■ WRITTEN EXERCISE ■
Include the line containing "const navy = '#2b2b9c';" and all lines before it, repeated exactly from the listing below, without pictures.

■ SOURCE EXCERPT ■
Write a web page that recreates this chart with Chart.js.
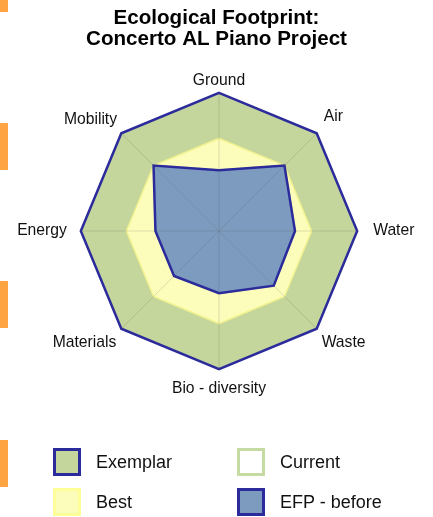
<!DOCTYPE html>
<html>
<head>
<meta charset="utf-8">
<script src="https://cdn.jsdelivr.net/npm/chart.js@4.4.1/dist/chart.umd.min.js"></script>
<style>
  html, body { margin: 0; padding: 0; background: #fff; }
  #wrap { position: relative; width: 433px; height: 517px; overflow: hidden; }
  .tab { position: absolute; left: 0; width: 8px; background: #ffa442; }
  #legend {
    position: absolute; left: 53px; top: 448px;
    display: grid; grid-template-columns: 184px 184px; grid-auto-rows: 40px;
    font-family: "Liberation Sans", Arial, sans-serif; font-size: 18px; color: #111;
  }
  .item { display: flex; align-items: flex-start; }
  .box { width: 28px; height: 28px; box-sizing: border-box; border: 3px solid; }
  .item span { margin-left: 15px; line-height: 28px; }
</style>
</head>
<body>
<div id="wrap">
  <canvas id="radar" width="433" height="517"></canvas>
  <div class="tab" style="top:0;height:12px"></div>
  <div class="tab" style="top:123px;height:47px"></div>
  <div class="tab" style="top:281px;height:47px"></div>
  <div class="tab" style="top:440px;height:47px"></div>
  <div id="legend"></div>
</div>
<script>
// axes, clockwise from the top
const labels = ['Ground', 'Air', 'Water', 'Waste', 'Bio - diversity', 'Materials', 'Energy', 'Mobility'];

// values on a 0-10 scale
const exemplar  = [10, 10, 10, 10, 10, 10, 10, 10];
const best      = [6.7, 6.7, 6.7, 6.7, 6.7, 6.7, 6.7, 6.7];
const current   = [4.4, 6.7, 5.5, 5.6, 4.5, 4.6, 4.6, 6.7];
const efpBefore = [4.4, 6.7, 5.5, 5.6, 4.5, 4.6, 4.6, 6.7];

const titleLines = ['Ecological Footprint:', 'Concerto AL Piano Project'];

const navy = '#2b2b9c';

const datasets = [
  { label: 'Exemplar', data: exemplar, backgroundColor: '#c4d69b', borderColor: navy, borderWidth: 2.5, order: 4 },
  { label: 'Current', data: current, backgroundColor: '#ffffff', borderColor: '#c6dba4', borderWidth: 2, order: 2 },
  { label: 'Best', data: best, backgroundColor: '#fdfdbb', borderColor: '#f2f290', borderWidth: 1.5, order: 3 },
  { label: 'EFP - before', data: efpBefore, backgroundColor: '#7c9bbf', borderColor: navy, borderWidth: 2.5, order: 1 }
];

// distance between the outer ring and each axis label
const labelPad = [3, 10, 16, 7, 10, 7, 14, 6];

const ctx = document.getElementById('radar').getContext('2d');

new Chart(ctx, {
  type: 'radar',
  data: {
    labels: labels,
    datasets: datasets.map(d => Object.assign({ fill: true, pointRadius: 0, pointHoverRadius: 0, borderJoinStyle: 'miter' }, d))
  },
  options: {
    responsive: false,
    animation: false,
    layout: { padding: { top: 0, bottom: 115, left: 0, right: 0 } },
    plugins: {
      legend: { display: false },
      tooltip: { enabled: false },
      title: {
        display: true,
        text: titleLines,
        color: '#000',
        font: { family: '"Liberation Sans", Arial, sans-serif', size: 20.6, weight: 'bold', lineHeight: 1.02 },
        padding: { top: 8, bottom: 18 }
      }
    },
    scales: {
      r: {
        min: 0,
        max: 10,
        ticks: { display: false },
        // grid layer holds the angle lines and point labels; z > 0 draws it over the fills
        grid: { display: false, z: 1 },
        angleLines: { color: 'rgba(90,90,90,0.2)', lineWidth: 1 },
        pointLabels: {
          color: '#111',
          font: { family: '"Liberation Sans", Arial, sans-serif', size: 15.7 },
          padding: c => labelPad[c.index]
        }
      }
    }
  }
});

// legend in two columns: Exemplar, Current / Best, EFP - before
const legend = document.getElementById('legend');
datasets.forEach(d => {
  const item = document.createElement('div');
  item.className = 'item';
  const box = document.createElement('div');
  box.className = 'box';
  box.style.background = d.backgroundColor;
  box.style.borderColor = d.label === 'Best' ? '#ffff99' : d.borderColor;
  const txt = document.createElement('span');
  txt.textContent = d.label;
  item.appendChild(box);
  item.appendChild(txt);
  legend.appendChild(item);
});
</script>
</body>
</html>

■ FINAL RESULT ■
Write a web page that recreates this chart with Chart.js.
<!DOCTYPE html>
<html>
<head>
<meta charset="utf-8">
<script src="https://cdn.jsdelivr.net/npm/chart.js@4.4.1/dist/chart.umd.min.js"></script>
<style>
  html, body { margin: 0; padding: 0; background: #fff; }
  #wrap { position: relative; width: 433px; height: 517px; overflow: hidden; }
  .tab { position: absolute; left: 0; width: 8px; background: #ffa442; }
  #legend {
    position: absolute; left: 53px; top: 448px;
    display: grid; grid-template-columns: 184px 184px; grid-auto-rows: 40px;
    font-family: "Liberation Sans", Arial, sans-serif; font-size: 18px; color: #111;
  }
  .item { display: flex; align-items: flex-start; }
  .box { width: 28px; height: 28px; box-sizing: border-box; border: 3px solid; }
  .item span { margin-left: 15px; line-height: 28px; }
</style>
</head>
<body>
<div id="wrap">
  <canvas id="radar" width="433" height="517"></canvas>
  <div class="tab" style="top:0;height:12px"></div>
  <div class="tab" style="top:123px;height:47px"></div>
  <div class="tab" style="top:281px;height:47px"></div>
  <div class="tab" style="top:440px;height:47px"></div>
  <div id="legend"></div>
</div>
<script>
// axes, clockwise from the top
const labels = ['Ground', 'Air', 'Water', 'Waste', 'Bio - diversity', 'Materials', 'Energy', 'Mobility'];

// values on a 0-10 scale
const exemplar  = [10, 10, 10, 10, 10, 10, 10, 10];
const best      = [6.7, 6.7, 6.7, 6.7, 6.7, 6.7, 6.7, 6.7];
const current   = [4.4, 6.7, 5.5, 5.6, 4.5, 4.6, 4.6, 6.7];
const efpBefore = [4.4, 6.7, 5.5, 5.6, 4.5, 4.6, 4.6, 6.7];

const titleLines = ['Ecological Footprint:', 'Concerto AL Piano Project'];

const navy = '#2b2b9c';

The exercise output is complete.